─── AVAILABLE DATA
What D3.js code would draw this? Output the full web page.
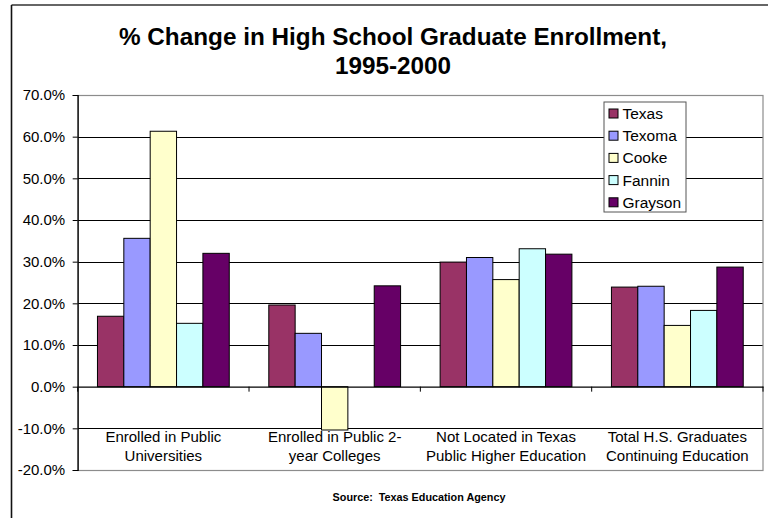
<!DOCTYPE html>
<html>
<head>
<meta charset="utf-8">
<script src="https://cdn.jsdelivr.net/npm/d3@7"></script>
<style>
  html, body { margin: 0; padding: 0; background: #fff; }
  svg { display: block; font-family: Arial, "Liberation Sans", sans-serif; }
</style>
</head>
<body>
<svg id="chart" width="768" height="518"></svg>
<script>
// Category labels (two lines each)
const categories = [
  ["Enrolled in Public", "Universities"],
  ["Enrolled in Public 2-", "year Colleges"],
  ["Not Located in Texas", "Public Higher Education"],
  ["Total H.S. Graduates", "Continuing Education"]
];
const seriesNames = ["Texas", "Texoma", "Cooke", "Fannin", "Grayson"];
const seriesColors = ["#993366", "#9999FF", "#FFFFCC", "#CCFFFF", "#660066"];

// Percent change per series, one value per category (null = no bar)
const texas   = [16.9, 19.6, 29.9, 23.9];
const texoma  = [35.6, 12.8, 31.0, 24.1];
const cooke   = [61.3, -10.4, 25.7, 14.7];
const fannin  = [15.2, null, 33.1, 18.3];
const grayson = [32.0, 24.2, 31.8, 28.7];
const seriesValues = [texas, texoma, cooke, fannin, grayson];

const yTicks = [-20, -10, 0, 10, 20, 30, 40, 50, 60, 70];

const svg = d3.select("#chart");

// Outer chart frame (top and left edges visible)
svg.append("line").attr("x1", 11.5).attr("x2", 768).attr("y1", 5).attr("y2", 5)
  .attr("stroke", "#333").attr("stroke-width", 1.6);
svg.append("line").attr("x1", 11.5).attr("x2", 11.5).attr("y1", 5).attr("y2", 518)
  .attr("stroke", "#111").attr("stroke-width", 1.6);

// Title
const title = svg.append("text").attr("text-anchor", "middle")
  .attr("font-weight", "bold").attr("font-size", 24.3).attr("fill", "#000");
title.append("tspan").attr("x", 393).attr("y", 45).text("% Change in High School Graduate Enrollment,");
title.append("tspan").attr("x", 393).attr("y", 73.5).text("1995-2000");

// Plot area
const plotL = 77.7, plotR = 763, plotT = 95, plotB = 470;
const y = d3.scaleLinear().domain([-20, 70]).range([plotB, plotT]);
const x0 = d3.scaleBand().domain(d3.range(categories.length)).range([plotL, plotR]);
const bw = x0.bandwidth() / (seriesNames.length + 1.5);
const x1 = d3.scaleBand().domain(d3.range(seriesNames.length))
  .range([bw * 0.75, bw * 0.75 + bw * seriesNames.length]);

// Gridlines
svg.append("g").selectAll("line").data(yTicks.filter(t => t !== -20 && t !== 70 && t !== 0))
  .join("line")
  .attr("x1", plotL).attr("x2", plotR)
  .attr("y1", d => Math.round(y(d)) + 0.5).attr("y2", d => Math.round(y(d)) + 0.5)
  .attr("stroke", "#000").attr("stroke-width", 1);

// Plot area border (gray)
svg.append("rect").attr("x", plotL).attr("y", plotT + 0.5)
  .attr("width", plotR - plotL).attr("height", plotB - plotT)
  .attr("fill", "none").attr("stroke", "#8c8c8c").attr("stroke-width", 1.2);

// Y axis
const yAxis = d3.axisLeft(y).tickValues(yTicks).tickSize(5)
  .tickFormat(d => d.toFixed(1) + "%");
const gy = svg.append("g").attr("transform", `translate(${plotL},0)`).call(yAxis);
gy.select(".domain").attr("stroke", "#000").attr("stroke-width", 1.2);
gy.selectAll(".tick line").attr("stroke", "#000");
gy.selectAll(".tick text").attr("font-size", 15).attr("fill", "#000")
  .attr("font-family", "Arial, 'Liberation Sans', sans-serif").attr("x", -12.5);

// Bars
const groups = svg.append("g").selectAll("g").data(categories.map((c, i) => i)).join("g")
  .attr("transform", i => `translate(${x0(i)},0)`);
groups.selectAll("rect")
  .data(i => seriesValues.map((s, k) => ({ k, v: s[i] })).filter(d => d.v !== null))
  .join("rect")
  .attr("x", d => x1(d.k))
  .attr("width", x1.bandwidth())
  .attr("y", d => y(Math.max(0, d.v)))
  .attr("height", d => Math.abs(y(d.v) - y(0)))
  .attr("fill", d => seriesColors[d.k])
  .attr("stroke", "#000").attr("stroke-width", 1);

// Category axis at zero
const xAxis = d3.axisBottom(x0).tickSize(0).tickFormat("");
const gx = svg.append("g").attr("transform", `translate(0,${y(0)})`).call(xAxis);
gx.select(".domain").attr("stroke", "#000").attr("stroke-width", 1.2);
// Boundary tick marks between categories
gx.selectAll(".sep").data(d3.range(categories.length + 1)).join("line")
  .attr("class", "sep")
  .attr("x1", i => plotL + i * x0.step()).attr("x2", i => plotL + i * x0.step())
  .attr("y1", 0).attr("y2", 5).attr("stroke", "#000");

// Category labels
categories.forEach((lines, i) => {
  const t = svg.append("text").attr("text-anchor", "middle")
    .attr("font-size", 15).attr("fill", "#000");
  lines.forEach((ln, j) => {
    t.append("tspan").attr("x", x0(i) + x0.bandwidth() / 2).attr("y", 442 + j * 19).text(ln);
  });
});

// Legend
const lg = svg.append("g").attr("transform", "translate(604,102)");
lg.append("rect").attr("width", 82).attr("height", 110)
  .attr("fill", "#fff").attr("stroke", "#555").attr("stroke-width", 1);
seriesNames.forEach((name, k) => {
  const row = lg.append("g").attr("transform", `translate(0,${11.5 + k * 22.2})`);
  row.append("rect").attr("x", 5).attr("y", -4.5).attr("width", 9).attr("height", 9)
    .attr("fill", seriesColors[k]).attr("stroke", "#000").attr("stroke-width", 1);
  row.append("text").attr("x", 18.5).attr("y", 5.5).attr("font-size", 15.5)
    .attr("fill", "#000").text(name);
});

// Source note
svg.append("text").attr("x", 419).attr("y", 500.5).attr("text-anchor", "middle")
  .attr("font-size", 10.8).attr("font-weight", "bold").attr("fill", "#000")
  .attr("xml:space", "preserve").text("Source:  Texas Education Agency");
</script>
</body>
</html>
──────
─── AVAILABLE DATA
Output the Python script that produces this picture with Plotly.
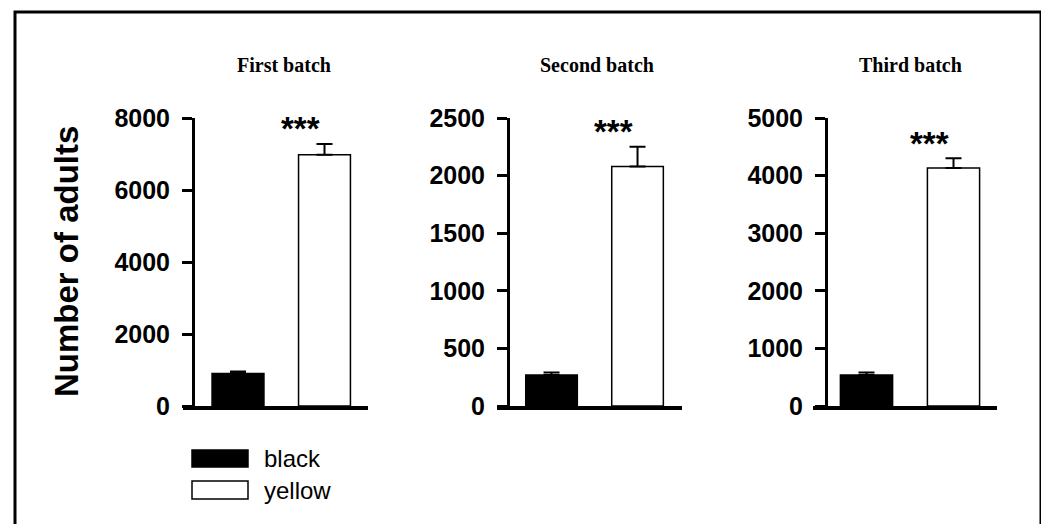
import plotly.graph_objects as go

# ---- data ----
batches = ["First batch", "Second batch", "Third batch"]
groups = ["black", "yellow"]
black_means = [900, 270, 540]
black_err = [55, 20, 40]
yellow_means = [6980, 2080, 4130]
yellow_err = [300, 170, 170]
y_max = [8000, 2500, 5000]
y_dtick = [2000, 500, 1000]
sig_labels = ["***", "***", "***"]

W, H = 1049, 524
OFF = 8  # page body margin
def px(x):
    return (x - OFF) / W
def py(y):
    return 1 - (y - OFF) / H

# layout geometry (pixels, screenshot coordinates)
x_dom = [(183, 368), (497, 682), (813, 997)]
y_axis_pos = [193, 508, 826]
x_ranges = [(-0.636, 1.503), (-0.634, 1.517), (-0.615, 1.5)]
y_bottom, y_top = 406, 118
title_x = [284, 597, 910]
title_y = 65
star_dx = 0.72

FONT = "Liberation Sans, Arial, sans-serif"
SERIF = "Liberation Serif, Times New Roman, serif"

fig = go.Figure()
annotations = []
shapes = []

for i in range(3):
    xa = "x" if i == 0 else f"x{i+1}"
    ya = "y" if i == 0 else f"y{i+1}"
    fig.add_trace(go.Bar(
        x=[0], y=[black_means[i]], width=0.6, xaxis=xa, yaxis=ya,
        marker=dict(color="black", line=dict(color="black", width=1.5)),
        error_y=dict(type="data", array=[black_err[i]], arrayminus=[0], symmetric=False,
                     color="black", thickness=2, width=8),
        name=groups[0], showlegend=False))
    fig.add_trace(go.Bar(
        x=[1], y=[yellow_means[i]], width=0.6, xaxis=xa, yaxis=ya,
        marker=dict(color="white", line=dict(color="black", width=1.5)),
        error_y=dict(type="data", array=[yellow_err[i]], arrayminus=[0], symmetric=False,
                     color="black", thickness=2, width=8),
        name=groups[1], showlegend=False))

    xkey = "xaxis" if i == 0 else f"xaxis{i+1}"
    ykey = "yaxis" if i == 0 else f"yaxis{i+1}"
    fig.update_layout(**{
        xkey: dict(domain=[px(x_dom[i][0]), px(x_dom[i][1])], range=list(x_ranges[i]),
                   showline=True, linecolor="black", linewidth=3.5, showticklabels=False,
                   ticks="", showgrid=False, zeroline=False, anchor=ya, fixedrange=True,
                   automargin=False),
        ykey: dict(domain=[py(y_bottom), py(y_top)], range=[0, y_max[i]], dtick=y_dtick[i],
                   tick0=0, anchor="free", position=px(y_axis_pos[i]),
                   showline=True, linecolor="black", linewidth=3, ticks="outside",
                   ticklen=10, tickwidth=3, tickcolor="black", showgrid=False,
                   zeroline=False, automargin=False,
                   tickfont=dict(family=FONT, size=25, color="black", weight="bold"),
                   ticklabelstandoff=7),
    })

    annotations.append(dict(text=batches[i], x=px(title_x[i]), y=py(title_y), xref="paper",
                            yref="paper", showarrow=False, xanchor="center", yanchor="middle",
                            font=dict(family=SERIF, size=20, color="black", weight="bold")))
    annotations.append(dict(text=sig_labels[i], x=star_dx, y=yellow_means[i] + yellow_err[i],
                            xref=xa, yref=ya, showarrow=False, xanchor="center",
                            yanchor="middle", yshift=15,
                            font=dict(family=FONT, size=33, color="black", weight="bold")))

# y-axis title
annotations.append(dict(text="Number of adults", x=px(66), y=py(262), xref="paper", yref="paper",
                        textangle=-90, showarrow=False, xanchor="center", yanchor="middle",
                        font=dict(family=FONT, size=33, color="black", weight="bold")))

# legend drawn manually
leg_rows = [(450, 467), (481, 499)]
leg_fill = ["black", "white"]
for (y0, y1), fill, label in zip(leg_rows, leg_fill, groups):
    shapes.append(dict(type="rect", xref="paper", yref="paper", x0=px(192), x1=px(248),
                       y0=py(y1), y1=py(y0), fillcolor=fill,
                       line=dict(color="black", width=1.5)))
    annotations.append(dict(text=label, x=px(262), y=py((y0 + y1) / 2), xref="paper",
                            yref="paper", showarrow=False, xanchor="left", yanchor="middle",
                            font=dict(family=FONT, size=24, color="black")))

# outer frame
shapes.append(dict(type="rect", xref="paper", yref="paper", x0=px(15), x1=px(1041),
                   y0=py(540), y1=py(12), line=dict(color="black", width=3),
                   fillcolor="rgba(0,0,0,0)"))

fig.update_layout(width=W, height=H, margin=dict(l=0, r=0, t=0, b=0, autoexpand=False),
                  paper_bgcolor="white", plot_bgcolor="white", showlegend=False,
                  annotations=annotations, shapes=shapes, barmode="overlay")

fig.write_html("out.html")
──────
From the listing above, collect each line in which the string "page" appears.

▶ _ANSWER TO THE TASK_
What D3.js code would draw this? Output the full web page.
OFF = 8  # page body margin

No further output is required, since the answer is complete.